** START OF Source material **

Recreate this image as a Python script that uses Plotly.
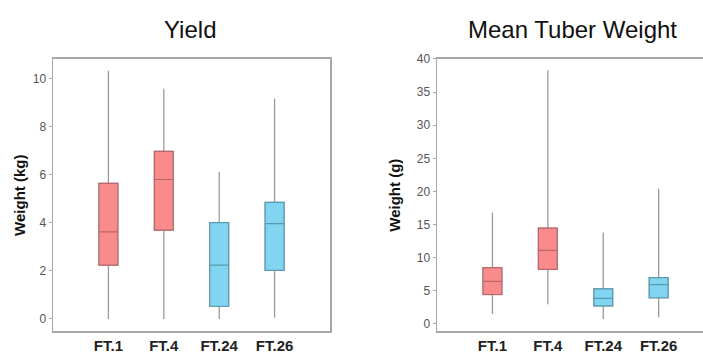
import plotly.graph_objects as go

categories = ["FT.1", "FT.4", "FT.24", "FT.26"]

# Yield (kg)
yield_low = [0.0, 0.0, 0.0, 0.05]
yield_q1 = [2.24, 3.70, 0.53, 2.02]
yield_med = [3.63, 5.81, 2.24, 3.97]
yield_q3 = [5.65, 6.98, 4.01, 4.86]
yield_high = [10.34, 9.59, 6.12, 9.18]

# Mean tuber weight (g)
mtw_low = [1.48, 2.96, 0.74, 0.99]
mtw_q1 = [4.44, 8.24, 2.71, 3.95]
mtw_med = [6.42, 11.1, 3.85, 5.93]
mtw_q3 = [8.49, 14.47, 5.28, 7.0]
mtw_high = [16.8, 38.3, 13.8, 20.4]

fills = ["#F98B8D", "#F98B8D", "#82D5F1", "#82D5F1"]
edges = ["#B8676A", "#B8676A", "#5A9AB0", "#5A9AB0"]
whisker_col = "#9A9A9A"

fig = go.Figure()

def add_boxes(xa, ya, low, q1, med, q3, high):
    for i, c in enumerate(categories):
        # whiskers (gray)
        fig.add_trace(go.Box(
            x=[c], q1=[q1[i]], median=[med[i]], q3=[q3[i]],
            lowerfence=[low[i]], upperfence=[high[i]],
            fillcolor="rgba(0,0,0,0)", line=dict(color=whisker_col, width=1.3),
            whiskerwidth=0, width=0.34, boxpoints=False,
            xaxis=xa, yaxis=ya, showlegend=False, hoverinfo="skip",
        ))
        # box body
        fig.add_trace(go.Box(
            x=[c], q1=[q1[i]], median=[med[i]], q3=[q3[i]],
            lowerfence=[q1[i]], upperfence=[q3[i]],
            fillcolor=fills[i], line=dict(color=edges[i], width=1.2),
            whiskerwidth=0, width=0.34, boxpoints=False,
            xaxis=xa, yaxis=ya, showlegend=False, hoverinfo="skip",
        ))

add_boxes("x", "y", yield_low, yield_q1, yield_med, yield_q3, yield_high)
add_boxes("x2", "y2", mtw_low, mtw_q1, mtw_med, mtw_q3, mtw_high)

W, H = 703, 354
ydom = [1 - 331 / H, 1 - 53 / H]
axcol = "#A8A8A8"
FAM = "Liberation Sans, Arial, sans-serif"
tickfont = dict(family=FAM, size=12, color="#555")
catfont = dict(family=FAM, size=15, color="#222", weight="bold")
titlefont = dict(family=FAM, size=15, color="#111", weight="bold")

fig.update_layout(
    width=W, height=H, margin=dict(l=0, r=0, t=0, b=0),
    paper_bgcolor="white", plot_bgcolor="white", boxmode="overlay",
    xaxis=dict(domain=[53 / W, 330 / W], type="category", categoryorder="array",
               categoryarray=categories, range=[-1, 4], showline=True, linecolor=axcol,
               linewidth=1.5, mirror=True, ticks="", showgrid=False,
               tickfont=catfont, zeroline=False, anchor="y"),
    yaxis=dict(domain=ydom, range=[-0.52, 10.83], tickvals=[0, 2, 4, 6, 8, 10],
               showline=True, linecolor=axcol, linewidth=1.5, mirror=True,
               ticks="outside", ticklen=3, tickcolor=axcol, showgrid=False,
               zeroline=False, tickfont=tickfont, anchor="x",
               title=dict(text="Weight (kg)", font=titlefont, standoff=3)),
    xaxis2=dict(domain=[437 / W, 1.0], type="category", categoryorder="array",
                categoryarray=categories, range=[-1, 3.8], showline=True, linecolor=axcol,
                linewidth=1.5, mirror=True, ticks="", showgrid=False,
                tickfont=catfont, zeroline=False, anchor="y2"),
    yaxis2=dict(domain=ydom, range=[-1.14, 40], tickvals=[0, 5, 10, 15, 20, 25, 30, 35, 40],
                showline=True, linecolor=axcol, linewidth=1.5, mirror=False,
                ticks="outside", ticklen=3, tickcolor=axcol, showgrid=False,
                zeroline=False, tickfont=tickfont, anchor="x2",
                title=dict(text="Weight (g)", font=titlefont, standoff=12)),
    annotations=[
        dict(text="Yield", x=190 / W, y=1 - 23 / H, xref="paper", yref="paper",
             xanchor="center", yanchor="middle",
             showarrow=False, font=dict(family=FAM, size=24, color="#111")),
        dict(text="Mean Tuber Weight", x=572 / W, y=1 - 23 / H, xref="paper", yref="paper",
             xanchor="center", yanchor="middle",
             showarrow=False, font=dict(family=FAM, size=24, color="#111")),
    ],
)

fig.write_html("out.html", config={"displayModeBar": False, "staticPlot": True},
               post_script="document.body.style.margin='0';document.body.style.padding='0';"
                           "document.body.style.overflow='hidden';")
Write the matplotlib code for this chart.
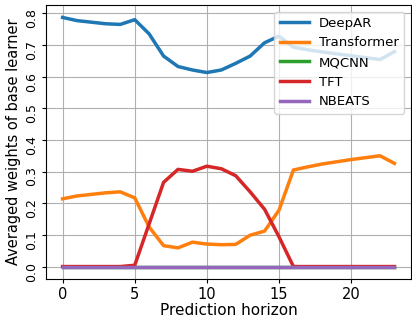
import numpy as np
import matplotlib
matplotlib.use("Agg")
import matplotlib.pyplot as plt

# prediction horizon steps
horizon = list(range(24))

# averaged weights per base learner
deepar = [0.787, 0.777, 0.772, 0.767, 0.765, 0.780, 0.735, 0.665, 0.632, 0.621,
          0.613, 0.621, 0.642, 0.665, 0.707, 0.728, 0.693, 0.685, 0.678, 0.672,
          0.666, 0.660, 0.654, 0.679]
transformer = [0.214, 0.223, 0.228, 0.233, 0.236, 0.217, 0.125, 0.066, 0.059, 0.077,
               0.071, 0.069, 0.070, 0.099, 0.112, 0.178, 0.305, 0.315, 0.324, 0.331,
               0.338, 0.344, 0.350, 0.326]
mqcnn = [0.0] * 24
tft = [0.0, 0.0, 0.0, 0.0, 0.0, 0.004, 0.135, 0.266, 0.307, 0.301,
       0.317, 0.309, 0.287, 0.236, 0.181, 0.094, 0.0, 0.0, 0.0, 0.0,
       0.0, 0.0, 0.0, 0.0]
nbeats = [0.0] * 24

fig = plt.figure(figsize=(4.12, 3.2), dpi=100)
ax = fig.add_subplot()
fig.subplots_adjust(left=46/412, right=411/412, bottom=1-279/320, top=1-5/320)

ax.plot(horizon, deepar, lw=2.5, label="DeepAR")
ax.plot(horizon, transformer, lw=2.5, label="Transformer")
ax.plot(horizon, mqcnn, lw=2.5, label="MQCNN")
ax.plot(horizon, tft, lw=2.5, label="TFT")
ax.plot(horizon, nbeats, lw=2.5, label="NBEATS")

ax.grid(True)
ax.tick_params(length=3, pad=2.5)
ax.tick_params(axis="x", labelsize=10.5)
ax.tick_params(axis="y", labelsize=9, labelrotation=90)
ax.set_xlabel("Prediction horizon", fontsize=11, labelpad=1)
ax.set_ylabel("Averaged weights of base learner", fontsize=10.5, labelpad=3)
ax.legend(loc="upper right", fontsize=9.5, handlelength=2.2)

plt.savefig("out.png", dpi=100)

** END OF Source material **

__Your instructions__
Repeat only what runs from the first line of the records above to the line with "yield_high = [10.34, 9.59, 6.12, 9.18]", both included, word for word, minus the pictures.

__The result__
Recreate this image as a Python script that uses Plotly.
import plotly.graph_objects as go

categories = ["FT.1", "FT.4", "FT.24", "FT.26"]

# Yield (kg)
yield_low = [0.0, 0.0, 0.0, 0.05]
yield_q1 = [2.24, 3.70, 0.53, 2.02]
yield_med = [3.63, 5.81, 2.24, 3.97]
yield_q3 = [5.65, 6.98, 4.01, 4.86]
yield_high = [10.34, 9.59, 6.12, 9.18]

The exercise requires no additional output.